To you, what does leadership in dance mean and why is it so important in dance?
CRYSTAL: Well, I think leadership is half the job really. We don’t work alone, we do this collaboratively and human beings are our medium, so we need to be able to lead and to direct and to be clear, but it’s an interesting tension, I think, between being a leader and being a creator. I think it’s, it’s challenging to do both in the room at the same time. I think when you’re a creator, you need to be in a state of not knowing and you need to be in a state where you’re just open and maybe floundering a little bit and lost, like you were saying earlier. But the leader is the opposite of that, right? You need to know what you’re doing, you need to be clear, you need to be decisive and you need to have a plan. And you need to have the skill to put that plan into action. So those are very, very different states and they’re both required to be able to make things on stage and with people. So for me, I think what I’m still trying to learn is how to balance that, how to leave space for not knowing and then how to be able to take control of a room. It’s a really good challenge.
KHOUDIA: I felt learning a lot about dealing with my ego as well in terms of having a lot of very clear ideas and feeling that they’re right, and this is what is supposed to be, but also through the exchange with the dancers around me having to also let go of ideas, let go of material, let go of things that I felt were so necessary for the piece but actually are not so much. [I think] leadership is a growing process.
CRYSTAL: It’s a funny feeling to find myself in the position of being a mentor, actually, and I
guess, my way of being with Khoudia was just to keep doing what I do with her next to me, and to basically just enjoy these moments together. And to celebrate things that go well and to debrief about things that didn’t go well, and to share these experiences with her. I don’t know how, other than by doing what I do, I don’t know how to teach. And, you know, to be honest, I’ve never really been taught myself, you know. It’s more of a process of osmosis, being near people and soaking up information as it goes along.

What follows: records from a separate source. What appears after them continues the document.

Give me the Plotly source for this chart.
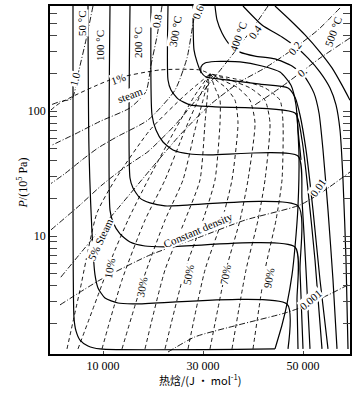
import math
import plotly.graph_objects as go

# enthalpy (J/mol) and pressure (10^5 Pa)

# isotherms (solid)
t50_h = [4000, 4000, 4200, 4600, 5400, 7000, 9400, 44400]
t50_p = [692, 19.4, 2.21, 1.74, 1.47, 1.32, 1.25, 1.25]
t100_h = [7000, 7200, 8000, 8400, 9000, 10400, 13000, 16400, 46800, 47000]
t100_p = [692, 48.8, 7.73, 4.88, 3.84, 3.19, 2.91, 2.86, 2.86, 1.25]
t150_h = [11400, 11400, 12000, 13400, 15400, 18400, 22400, 48400, 48800, 49000]
t150_p = [692, 16.1, 12.9, 10.4, 8.95, 8.32, 8.17, 8.17, 3.08, 1.25]
t200_h = [15400, 15400, 16000, 17400, 19400, 22400, 49000, 49400, 50000]
t200_p = [692, 29.1, 24.2, 20.1, 18.4, 17.4, 17.4, 5.35, 1.25]
t250_h = [19600, 19800, 20600, 22000, 24000, 27400, 31400, 49000, 49800, 50600, 51400]
t250_p = [692, 92.9, 70.5, 56.5, 48.8, 45.3, 44.5, 43.7, 19.4, 5.35, 1.25]
t300_h = [23000, 23000, 23600, 25000, 27400, 32400, 48400, 49800, 51000, 52400, 53800]
t300_p = [692, 177, 147, 125, 112, 108, 96.4, 58.6, 23.3, 6.43, 1.25]
t350_h = [28000, 28200, 28800, 29600, 30600, 33400, 41400, 47000, 48400, 49400, 50600, 52000, 53400, 55000]
t350_p = [692, 308, 247, 205, 187, 180, 164, 153, 129, 92.9, 48.8, 16.1, 4.45, 1.25]
crit_h = [29600, 29600, 30400, 32400, 37400, 41800, 45400, 47600, 48600, 49000, 49600]
crit_p = [201, 225, 242, 249, 247, 229, 205, 161, 112, 70.5, 40.6]
t400_h = [32400, 32800, 33800, 35400, 37400, 40400, 44400, 47800, 50400, 52200, 53200, 54000, 55000, 56000, 56800]
t400_p = [692, 535, 421, 337, 296, 275, 261, 229, 187, 139, 96.4, 48.8, 16.1, 4.45, 1.25]
t450_h = [38000, 41800, 45800, 48600, 51000, 53400, 55400, 56600, 57400, 58000, 58600, 59000]
t450_p = [692, 488, 391, 325, 265, 205, 153, 112, 70.5, 28.1, 6.43, 1.25]
t500_h = [44400, 47400, 50400, 53400, 55800, 57800, 59400]
t500_p = [692, 535, 406, 296, 221, 161, 122]
dew_h = [44400, 45800, 46800, 47800, 48400, 49000, 49200, 48800]
dew_p = [1.25, 1.94, 2.86, 4.88, 8.17, 17.4, 43.7, 96.4]

# steam fraction lines (dashed)
q_top_p = [1.25, 5.35, 13.4, 28.1, 80.2, 122, 153, 177, 198]
q90_h = [40000, 42400, 44600, 45800, 46000, 45400, 42400, 37400, 31400]
q80_h = [35800, 38600, 41000, 42400, 43400, 42400, 39400, 35400, 31400]
q70_h = [31400, 34600, 37400, 39000, 40400, 39400, 37000, 33800, 31400]
q60_h = [27000, 30400, 33800, 35800, 37000, 36400, 34600, 32600, 31400]
q_mid_p = [1.25, 5.35, 13.4, 28.1, 80.2, 122, 153, 198]
q50_h = [22400, 26400, 30000, 32400, 33400, 33400, 32400, 31400]
q40_h = [18400, 22400, 26400, 29400, 30400, 30800, 31000, 31400]
q_low_p = [1.25, 4.45, 13.4, 28.1, 70.5, 122, 198]
q30_h = [13800, 18000, 22400, 26000, 28400, 30000, 31400]
q20_h = [9800, 13800, 18400, 22400, 26400, 29000, 31400]
q10_h = [5000, 9400, 12000, 15000, 19000, 24400, 28400, 31400]
q10_p = [1.25, 3.70, 7.05, 13.4, 28.1, 70.5, 134, 198]
q5_h = [2800, 5400, 8800, 12400, 19400, 26400, 31400]
q5_p = [1.25, 3.70, 15.3, 28.1, 70.5, 134, 198]
q1_h = [-400, 1400, 11400, 21400, 29400, 31400]
q1_p = [102, 116, 177, 213, 213, 198]

# constant density lines (dash-dot), g/cm3
d10_h = [8000, 6600, 5200, 3800, 1400, -400]
d10_p = [692, 370, 213, 126, 119, 112]
d08_h = [21800, 20800, 19600, 18600, 15400, 9400, 4400, -400]
d08_p = [692, 396, 233, 143, 106, 82.6, 65.4, 52.9]
d06_h = [28600, 27800, 26800, 24400, 19000, 12800, 9000, 5800, 2400, -400]
d06_p = [692, 445, 265, 147, 84.7, 62.2, 50.6, 40.6, 31.6, 26.3]
d04_h = [43000, 40400, 37400, 33800, 29400, 24400, 19000, 16000, 13000, 9800, 5400, -400]
d04_p = [692, 488, 337, 221, 134, 77.2, 47.3, 39.2, 32.3, 25.6, 17.7, 11.2]
d02_h = [57400, 53000, 47800, 42400, 37400, 31400, 25400, 19400, 13400, 7400, 1400]
d02_p = [667, 445, 308, 221, 171, 112, 64.3, 33.7, 17.4, 9.0, 4.6]
d01_h = [59400, 53400, 49400, 45400, 40400]
d01_p = [384, 265, 201, 153, 112]
d001_h = [1400, 9400, 19400, 29400, 38400, 49400, 54400, 59400]
d001_p = [2.81, 4.45, 7.05, 9.82, 13.4, 17.7, 23.3, 32.5]
d0001_h = [23000, 28400, 37000, 46400, 49800, 55000, 59000]
d0001_p = [1.18, 1.56, 1.94, 2.42, 2.70, 3.37, 4.06]

# axis ticks
p_ticks = [2, 3, 4, 5, 6, 7, 8, 9, 10, 20, 30, 40, 50, 60, 70, 80, 90, 100, 200, 300, 400, 500, 600]
p_tick_text = ["10" if v == 10 else "100" if v == 100 else "" for v in p_ticks]
h_ticks = [10000, 30000, 50000]
h_tick_text = ["10 000", "30 000", "50 000"]

fig = go.Figure()


def add_line(h, p, dash="solid", width=1.1):
    fig.add_trace(go.Scatter(x=h, y=p, mode="lines", hoverinfo="skip", showlegend=False,
                             line=dict(color="black", width=width, dash=dash, shape="spline", smoothing=0.6)))


for h, p in [(t50_h, t50_p), (t100_h, t100_p), (t150_h, t150_p), (t200_h, t200_p),
             (t250_h, t250_p), (t300_h, t300_p), (t350_h, t350_p), (crit_h, crit_p),
             (t400_h, t400_p), (t450_h, t450_p), (t500_h, t500_p), (dew_h, dew_p)]:
    add_line(h, p, "solid", 1.2)

for h, p in [(q90_h, q_top_p), (q80_h, q_top_p), (q70_h, q_top_p), (q60_h, q_top_p),
             (q50_h, q_mid_p), (q40_h, q_mid_p), (q30_h, q_low_p), (q20_h, q_low_p),
             (q10_h, q10_p), (q5_h, q5_p), (q1_h, q1_p)]:
    add_line(h, p, "4px,3px", 0.9)

for h, p in [(d10_h, d10_p), (d08_h, d08_p), (d06_h, d06_p), (d04_h, d04_p),
             (d02_h, d02_p), (d01_h, d01_p), (d001_h, d001_p), (d0001_h, d0001_p)]:
    add_line(h, p, "6px,2px,1px,2px", 0.9)

serif = "Liberation Serif"
labels = [
    ("50 °C", 5800, 506, -90), ("100 °C", 9400, 331, -90), ("200 °C", 17000, 350, -90),
    ("300 °C", 24400, 430, -80), ("400 °C", 37000, 391, -70), ("500 °C", 56000, 429, -70),
    ("1.0", 4400, 180, -75), ("0.8", 20800, 525, -80), ("0.6", 29000, 619, -70),
    ("0.4", 40400, 429, -55), ("0.2", 48400, 319, -50), ("0.", 49800, 205, -40),
    ("0.01", 53000, 24, -55), ("0.001", 51400, 3.1, -40),
    ("1%", 13000, 180, -20), ("steam", 15400, 135, -20),
    ("5% Steam", 9400, 9.3, -65), ("10%", 11400, 5.5, -80), ("30%", 17800, 3.9, -80),
    ("50%", 27000, 4.9, -80), ("70%", 34400, 4.9, -80), ("90%", 43200, 4.6, -80),
    ("Constant density", 29000, 11.2, -23),
]
for txt, hx, pv, ang in labels:
    fig.add_annotation(x=hx, y=math.log10(pv), text=txt, showarrow=False, textangle=ang,
                       font=dict(family=serif, size=11, color="black"), bgcolor="white", borderpad=0)

fig.add_annotation(xref="paper", yref="paper", x=0.5, y=-0.072, yanchor="middle",
                   text="热焓/(J • mol<sup>-1</sup>)", showarrow=False,
                   font=dict(family="Noto Sans CJK SC", size=11, color="black"))
fig.add_annotation(xref="paper", yref="paper", x=-0.125, y=0.49, textangle=-90,
                   text="<i>P</i>/(10<sup>5</sup> Pa)", showarrow=False,
                   font=dict(family=serif, size=12, color="black"))

fig.update_layout(
    width=364, height=393, margin=dict(l=50, r=14, t=6, b=39),
    plot_bgcolor="white", paper_bgcolor="white",
    xaxis=dict(range=[-600, 59400], tickvals=h_ticks, ticktext=h_tick_text, ticks="inside", ticklen=3,
               showgrid=False, zeroline=False, showline=True, linecolor="black", linewidth=1.5,
               mirror=True, automargin=False,
               tickfont=dict(family=serif, size=12, color="black")),
    yaxis=dict(type="log", range=[0.056, 2.84], tickvals=p_ticks, ticktext=p_tick_text,
               ticks="inside", ticklen=7, showgrid=False, zeroline=False, showline=True,
               linecolor="black", linewidth=1.5, mirror="ticks", automargin=False,
               tickfont=dict(family=serif, size=12, color="black")),
)

# page body has a default margin; drop it so the figure sits at the window corner
fig.write_html("out.html", config={"displayModeBar": False},
               post_script="document.body.style.margin='0';")
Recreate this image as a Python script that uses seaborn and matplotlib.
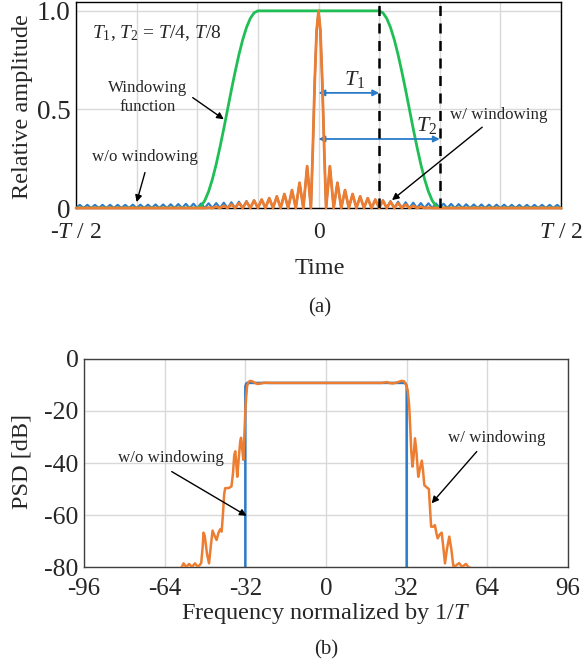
import matplotlib
matplotlib.use("Agg")
import matplotlib.pyplot as plt
import numpy as np
import pandas as pd
import seaborn as sns

# ---------------- data ----------------
# Time axis in units of T/64 (so -T/2 -> -32, T/2 -> 32)
time_tick_pos = [-32, 0, 32]
time_tick_labels = ["-$T$ / 2", "0", "$T$ / 2"]
amp_ticks = [0, 0.5, 1.0]
amp_tick_labels = ["0", "0.5", "1.0"]

# main lobe (offset from 0, amplitude)
main_lobe_offset = [0.0, 0.25, 0.5, 0.75, 1.0]
main_lobe_amp = [1.0, 0.90, 0.64, 0.30, 0.0]

# side-lobe peak heights, one per lobe (k = 1, 2, ...), w/o windowing
blue_sidelobe_peaks = [0.212, 0.128, 0.091, 0.071, 0.059, 0.050, 0.043, 0.039,
                       0.035, 0.032, 0.029, 0.027, 0.025, 0.024, 0.023, 0.022,
                       0.021, 0.020, 0.019, 0.018, 0.018, 0.017, 0.017, 0.017,
                       0.016, 0.016, 0.016, 0.016, 0.016, 0.016, 0.016]
# side-lobe peak heights with windowing
orange_sidelobe_peaks = [0.212, 0.128, 0.091, 0.071, 0.059, 0.050, 0.043, 0.038,
                         0.032, 0.025, 0.018, 0.011, 0.006, 0.002, 0.0]

# windowing function (right half, |t| in T/64 units)
window_t = [0, 8, 8.5, 9, 9.5, 10, 10.5, 11, 11.5, 12, 12.5, 13, 13.5, 14,
            14.5, 15, 15.5, 16, 32]
window_amp = [1.0, 1.0, 0.990, 0.962, 0.916, 0.854, 0.778, 0.691, 0.598, 0.5,
              0.402, 0.309, 0.222, 0.146, 0.084, 0.038, 0.010, 0.0, 0.0]

T1_pos = 8    # T/8
T2_pos = 16   # T/4

# PSD (frequency normalised by 1/T, dB)
freq_ticks = [-96, -64, -32, 0, 32, 64, 96]
psd_ticks = [0, -20, -40, -60, -80]

blue_psd_f = [-32, -32, -31.6, -31.2, 31.2, 31.6, 32, 32]
blue_psd_db = [-85, -10.5, -9.4, -9.2, -9.2, -9.4, -10.5, -85]

orange_psd_f = [-57.5, -56.5, -55.5, -54.3, -53.2, -52.0, -50.8, -49.5, -48.9,
                -48.6, -48.1, -47.2, -46.4, -45.7, -45.0, -44.2, -43.4, -42.7,
                -42.0, -41.4, -40.9, -40.4, -40.0, -38.5, -37.5, -36.9, -36.4,
                -36.0, -35.6, -35.2, -34.6, -34.0, -33.7, -33.3, -32.8, -32.4,
                -32.0, -31.7, -31.3, -30.8, -30.1, -29.2, -28.2, -27.2, -26.2,
                -24.5, -22.0,
                22.0, 24.1, 25.5, 26.7, 28.2, 30.0, 31.0, 31.8, 32.4, 33.0,
                33.4, 33.8, 34.3, 34.7, 35.3, 35.9, 36.6, 37.3, 38.0, 38.5,
                39.0, 40.0, 40.8, 41.3, 41.7, 42.5, 43.2, 43.8, 44.3, 45.1,
                45.9, 46.5, 47.2, 48.0, 48.9, 49.7, 50.5, 51.5, 52.8, 54.0,
                55.5, 56.5, 57.5]
orange_psd_db = [-80.5, -78.6, -80.0, -78.8, -80.0, -78.6, -80.0, -78.5, -72.0,
                 -66.8, -68.0, -75.0, -78.6, -72.0, -66.0, -68.0, -69.6, -67.0,
                 -65.5, -66.4, -60.0, -52.0, -49.7, -49.6, -49.0, -44.0, -37.0,
                 -35.5, -40.0, -45.3, -38.0, -31.5, -30.3, -34.0, -38.8, -30.0,
                 -20.0, -15.0, -10.5, -8.9, -8.4, -8.6, -9.2, -9.6, -9.5,
                 -9.1, -9.2,
                 -9.2, -8.9, -9.3, -9.4, -9.0, -8.4, -8.6, -10.0, -12.0, -18.0,
                 -26.0, -35.0, -41.4, -38.0, -30.5, -36.0, -45.3, -42.0, -39.1, -43.0,
                 -48.5, -49.4, -50.0, -58.0, -64.5, -64.5, -63.9, -67.0, -69.0, -67.5,
                 -66.8, -72.0, -78.6, -73.0, -68.3, -73.0, -79.6, -79.5, -78.5, -80.0,
                 -78.8, -80.0, -80.5]

# ---------------- build curves from the read values ----------------
def build_pulse(peaks, end=32):
    xs = list(main_lobe_offset)
    ys = list(main_lobe_amp)
    for k, p in enumerate(peaks, start=1):
        xs += [k + 0.5, k + 1]
        ys += [p, 0.0]
    if xs[-1] < end:
        xs.append(end)
        ys.append(0.0)
    left_x = [-v for v in xs[::-1][:-1]]
    left_y = ys[::-1][:-1]
    return left_x + xs, left_y + ys

blue_t, blue_a = build_pulse(blue_sidelobe_peaks)
orange_t, orange_a = build_pulse(orange_sidelobe_peaks)
win_x = [-v for v in window_t[::-1][:-1]] + window_t
win_y = window_amp[::-1][:-1] + window_amp

df_blue = pd.DataFrame({"t": blue_t, "a": blue_a})
df_orange = pd.DataFrame({"t": orange_t, "a": orange_a})
df_win = pd.DataFrame({"t": win_x, "a": win_y})
df_bpsd = pd.DataFrame({"f": blue_psd_f, "db": blue_psd_db})
df_opsd = pd.DataFrame({"f": orange_psd_f, "db": orange_psd_db})

# ---------------- styling ----------------
sns.set_theme(style="white")
plt.rcParams["font.family"] = ["Liberation Serif", "DejaVu Serif"]
plt.rcParams["mathtext.fontset"] = "custom"
plt.rcParams["mathtext.rm"] = "Liberation Serif"
plt.rcParams["mathtext.it"] = "Liberation Serif:italic"
plt.rcParams["axes.unicode_minus"] = False

BLUE = "#2A7BC8"
ORANGE = "#ED7D31"
GREEN = "#1FBF55"
GRID = "#D9D9D9"

fig = plt.figure(figsize=(5.87, 6.66), dpi=100)
ax1 = fig.add_axes([76 / 587, 1 - 208 / 666, 485 / 587, 206 / 666])
ax2 = fig.add_axes([84 / 587, 1 - 567 / 666, 484 / 587, 208 / 666])

# ---------------- top panel ----------------
sns.lineplot(data=df_blue, x="t", y="a", ax=ax1, color=BLUE, lw=1.5,
             estimator=None, sort=False, zorder=2)
sns.lineplot(data=df_win, x="t", y="a", ax=ax1, color=GREEN, lw=2.0,
             estimator=None, sort=False, zorder=3)
sns.lineplot(data=df_orange, x="t", y="a", ax=ax1, color=ORANGE, lw=2.0,
             estimator=None, sort=False, zorder=4, clip_on=False)
for xv in (T1_pos, T2_pos):
    ax1.axvline(xv, color="black", lw=1.8, ls=(0, (4, 3)), zorder=5)

ax1.set_xlim(-32, 32)
ax1.set_ylim(0, 1.045)
ax1.set_xticks(time_tick_pos)
ax1.set_xticklabels(time_tick_labels)
ax1.set_xticks([-24, -16, -8, 8, 16, 24], minor=True)
ax1.set_yticks(amp_ticks)
ax1.set_yticklabels(amp_tick_labels)
ax1.grid(True, which="both", color=GRID, lw=1.0, zorder=0)
ax1.set_axisbelow(True)
ax1.tick_params(which="both", length=0)
ax1.tick_params(axis="x", pad=10, labelsize=17)
ax1.tick_params(axis="y", pad=4, labelsize=19.5)
ax1.set_xlabel("")
ax1.set_ylabel("Relative amplitude", fontsize=17.5)
ax1.yaxis.set_label_coords(-0.089, 0.49)
for s in ax1.spines.values():
    s.set_color("black")
    s.set_linewidth(1.0)

ax1.text(-29.9, 0.888, r"$T_1$, $T_2$ = $T$/4, $T$/8", fontsize=14,
         ha="left", va="center")
ax1.text(4.8, 0.65, r"$T_1$", fontsize=16, ha="center", va="center")
ax1.text(14.3, 0.42, r"$T_2$", fontsize=16, ha="center", va="center")
ax1.annotate("", xy=(0, 0.584), xytext=(T1_pos, 0.584),
             arrowprops=dict(arrowstyle="<|-|>", color=BLUE, lw=1.3,
                             mutation_scale=9, shrinkA=0, shrinkB=0))
ax1.annotate("", xy=(0, 0.35), xytext=(T2_pos, 0.35),
             arrowprops=dict(arrowstyle="<|-|>", color=BLUE, lw=1.3,
                             mutation_scale=9, shrinkA=0, shrinkB=0))
arrow_kw = dict(arrowstyle="-|>", color="black", lw=1.0, mutation_scale=10,
                shrinkA=0, shrinkB=0)
ax1.text(-22.6, 0.56, "Windowing\nfunction", fontsize=12.2, ha="center",
         va="center", linespacing=1.2)
ax1.annotate("", xy=(-12.5, 0.45), xytext=(-16.6, 0.56), arrowprops=arrow_kw)
ax1.text(-22.9, 0.26, "w/o windowing", fontsize=12.2, ha="center", va="center")
ax1.annotate("", xy=(-24.0, 0.03), xytext=(-22.9, 0.18), arrowprops=arrow_kw)
ax1.text(23.8, 0.47, "w/ windowing", fontsize=12.2, ha="center", va="center")
ax1.annotate("", xy=(9.7, 0.04), xytext=(21.6, 0.41), arrowprops=arrow_kw)

fig.text(320 / 587, 1 - 268 / 666, "Time", fontsize=17.5, ha="center", va="center")
fig.text(320 / 587, 1 - 308 / 666, "(a)", fontsize=15, ha="center", va="center")

# ---------------- bottom panel ----------------
sns.lineplot(data=df_bpsd, x="f", y="db", ax=ax2, color=BLUE, lw=1.8,
             estimator=None, sort=False, zorder=2)
sns.lineplot(data=df_opsd, x="f", y="db", ax=ax2, color=ORANGE, lw=1.8,
             estimator=None, sort=False, zorder=3)
ax2.set_xlim(-96, 96)
ax2.set_ylim(-80, 0)
ax2.set_xticks(freq_ticks)
ax2.set_xticklabels([str(v) for v in freq_ticks])
ax2.set_yticks(psd_ticks)
ax2.set_yticklabels([str(v) for v in psd_ticks])
ax2.grid(True, color=GRID, lw=1.0, zorder=0)
ax2.set_axisbelow(True)
ax2.tick_params(length=0)
ax2.tick_params(axis="x", pad=8, labelsize=18)
ax2.tick_params(axis="y", pad=4, labelsize=18.5)
ax2.set_xlabel("")
ax2.set_ylabel("PSD [dB]", fontsize=17.5)
ax2.yaxis.set_label_coords(-0.107, 0.505)
for s in ax2.spines.values():
    s.set_color("#404040")
    s.set_linewidth(1.0)

ax2.text(-61.5, -38.1, "w/o windowing", fontsize=12.2, ha="center", va="center")
ax2.annotate("", xy=(-31.5, -60.3), xytext=(-61.2, -43.3), arrowprops=arrow_kw)
ax2.text(67.8, -30.4, "w/ windowing", fontsize=12.2, ha="center", va="center")
ax2.annotate("", xy=(41.9, -55.5), xytext=(59.8, -35.6), arrowprops=arrow_kw)

fig.text(326 / 587, 1 - 614 / 666, "Frequency normalized by 1/$T$", fontsize=17.5,
         ha="center", va="center")
fig.text(326 / 587, 1 - 650 / 666, "(b)", fontsize=15, ha="center", va="center")

fig.savefig("out.png", dpi=100)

It’s Khoudia’s story, it’s her story as to how that’s happened and what’s she’s taken away from it.
So what do you feel you have taken?
KHOUDIA: What I’ve taken away, on top of all the different things that I’ve taken away from Crysta, [is] a way to trust my instincts, trust myself, being with others, and being with myself in terms of making art and being creative.
Crystal, looking back over the two years, what do you feel that you have taken from Khoudia?
CRYSTAL: I have to say, watching [her] today, in the last couple of days, just the way [she] is coping with all this pressure and expectation. She’s so grounded, she’s so effortlessly confident and she hangs on to her kindness and her generosity even in the thick of it. I found that very, very inspiring. She’s a great listener and I love how she applies both her instincts and her intellect to everything, and her intellect to everything that she does. There’s something so peaceful and open and grounded about the way she is as a person and that you see the way she brings that into the studio and into her work. It’s quite extraordinary. She takes her time and that is something I would like to learn how to do. She finds things that you don’t find any other way. And if you’re able to focus and take your time in a moment, I find that quite beautiful.
And Khoudia, how would you sum up your two years as a Rolex protégée? How would you want to describe it?
KHOUDIA: I barely can believe it’s been two years. I really don’t believe it’s been two years. I just feel like a major change in myself. A sense of overcoming some struggles and challenges. And I feel very blessed. Definitely I feel very, very, very lucky to a point that I can’t even describe and I don’t know. Just being in that room and for us to dance in front of all those people is, is crazy, really. And I just feel blessed that I have her in my life.